Only warped policy makers can cook a policy that kills the local industry — responsible for producing a key agro input — and then uses scarce foreign currency to import the same commodity. How do Mumbengegwi and his comrade in Agriculture Joseph Made defend this economic sabotage? How does Tony Blair come into this butchery of the economy?
I also foresee another catastrophe in the making in the agricultural sector. Gono in May said he would dish out trillions worth of cheap money to farmers in a grand plan to revive agriculture. But there is Made waiting in the wings to kill off any recovery to be achieved from this capital investment.
Farmers will still not be allowed to market their output freely. They will be forced to sell their crops at below cost and still be required to repay the loans. I am looking forward to this observation being proven wrong this time next year.
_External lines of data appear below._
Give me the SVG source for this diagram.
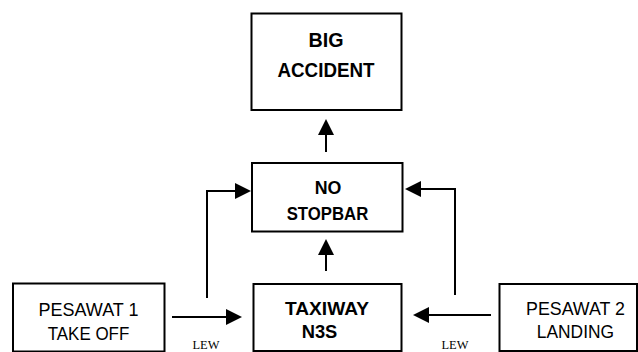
<svg xmlns="http://www.w3.org/2000/svg" width="638" height="352" viewBox="0 0 638 352">
<defs>
<style>
.box{fill:#fff;stroke:#000;stroke-width:2}
.b{font-family:"Liberation Sans",Arial,sans-serif;font-weight:bold;text-anchor:middle;fill:#000}
.r{font-family:"Liberation Sans",Arial,sans-serif;text-anchor:middle;fill:#000}
.lew{font-family:"Liberation Serif","Times New Roman",serif;font-size:12px;text-anchor:middle;fill:#000}
.con{fill:none;stroke:#000;stroke-width:2;marker-end:url(#ah)}
</style>
<marker id="ah" markerUnits="userSpaceOnUse" markerWidth="16" markerHeight="16" refX="8" refY="8" orient="auto" viewBox="0 0 16 16">
<path d="M0,0 L16,8 L0,16 Z" fill="#000"/>
</marker>
</defs>
<rect width="638" height="352" fill="#fff"/>
<g id="connectors">
<line class="con" x1="326" y1="152" x2="326" y2="127"/>
<line class="con" x1="326" y1="271" x2="326" y2="247"/>
<polyline class="con" points="207,298 207,191 243,191"/>
<polyline class="con" points="455,295 455,189 413,189"/>
<line class="con" x1="172" y1="317" x2="234" y2="317"/>
<line class="con" x1="491" y1="315" x2="421" y2="315"/>
</g>
<g id="big-accident">
<rect class="box" x="251.5" y="13.5" width="150" height="96.5"/>
<text class="b" x="326" y="47" font-size="21" textLength="35" lengthAdjust="spacingAndGlyphs">BIG</text>
<text class="b" x="326" y="77" font-size="21" textLength="97" lengthAdjust="spacingAndGlyphs">ACCIDENT</text>
</g>
<g id="no-stopbar">
<rect class="box" x="252" y="163" width="150.5" height="68.5"/>
<text class="b" x="328" y="194" font-size="18.5" textLength="26.7" lengthAdjust="spacingAndGlyphs">NO</text>
<text class="b" x="327.5" y="219.5" font-size="18.5" textLength="81.6" lengthAdjust="spacingAndGlyphs">STOPBAR</text>
</g>
<g id="pesawat-1">
<rect class="box" x="13" y="283.5" width="151.5" height="68"/>
<text class="r" x="88.5" y="316" font-size="19" textLength="100" lengthAdjust="spacingAndGlyphs">PESAWAT 1</text>
<text class="r" x="88.5" y="339.5" font-size="19" textLength="81.6" lengthAdjust="spacingAndGlyphs">TAKE OFF</text>
</g>
<g id="taxiway-n3s">
<rect class="box" x="253.5" y="284" width="148" height="67"/>
<text class="b" x="327" y="315.3" font-size="18.5" textLength="84" lengthAdjust="spacingAndGlyphs">TAXIWAY</text>
<text class="b" x="319.5" y="338" font-size="18.5" textLength="35.6" lengthAdjust="spacingAndGlyphs">N3S</text>
</g>
<g id="pesawat-2">
<rect class="box" x="499.5" y="284" width="137.5" height="67"/>
<text class="r" x="575.5" y="315.3" font-size="19" textLength="99" lengthAdjust="spacingAndGlyphs">PESAWAT 2</text>
<text class="r" x="575.4" y="337.5" font-size="19" textLength="77.3" lengthAdjust="spacingAndGlyphs">LANDING</text>
</g>
<g id="labels">
<text class="lew" x="206" y="348.5" textLength="27" lengthAdjust="spacingAndGlyphs">LEW</text>
<text class="lew" x="455" y="348.5" textLength="27" lengthAdjust="spacingAndGlyphs">LEW</text>
</g>
</svg>
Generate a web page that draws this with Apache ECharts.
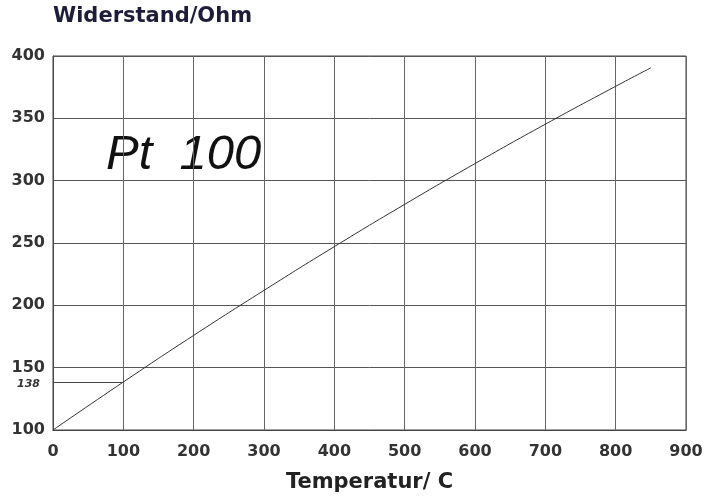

By the way, fertiliser shortages still abound because the pricing issue has still not been resolved and there is no foreign currency to import alternatives.
Mumbengegwi is no longer in the system and the new minister in charge of industry must stand up to the challenge of restoring viability. Industry knows exactly what is required. It wants the space to run business. It is not government’s role to run business, especially our government whose record at parastatals speaks for itself. That is why we are where we are today.
It is no wonder the IMF mission that was in Harare last month painted a bleak picture of Zimbabwe’s future. The IMF recommends a recovery package which should include “structural reforms, such as the removal of administrative controls, to ease shortages and restore private-sector confidence”.
Price controls and Operation Murambatsvina are not part of that package!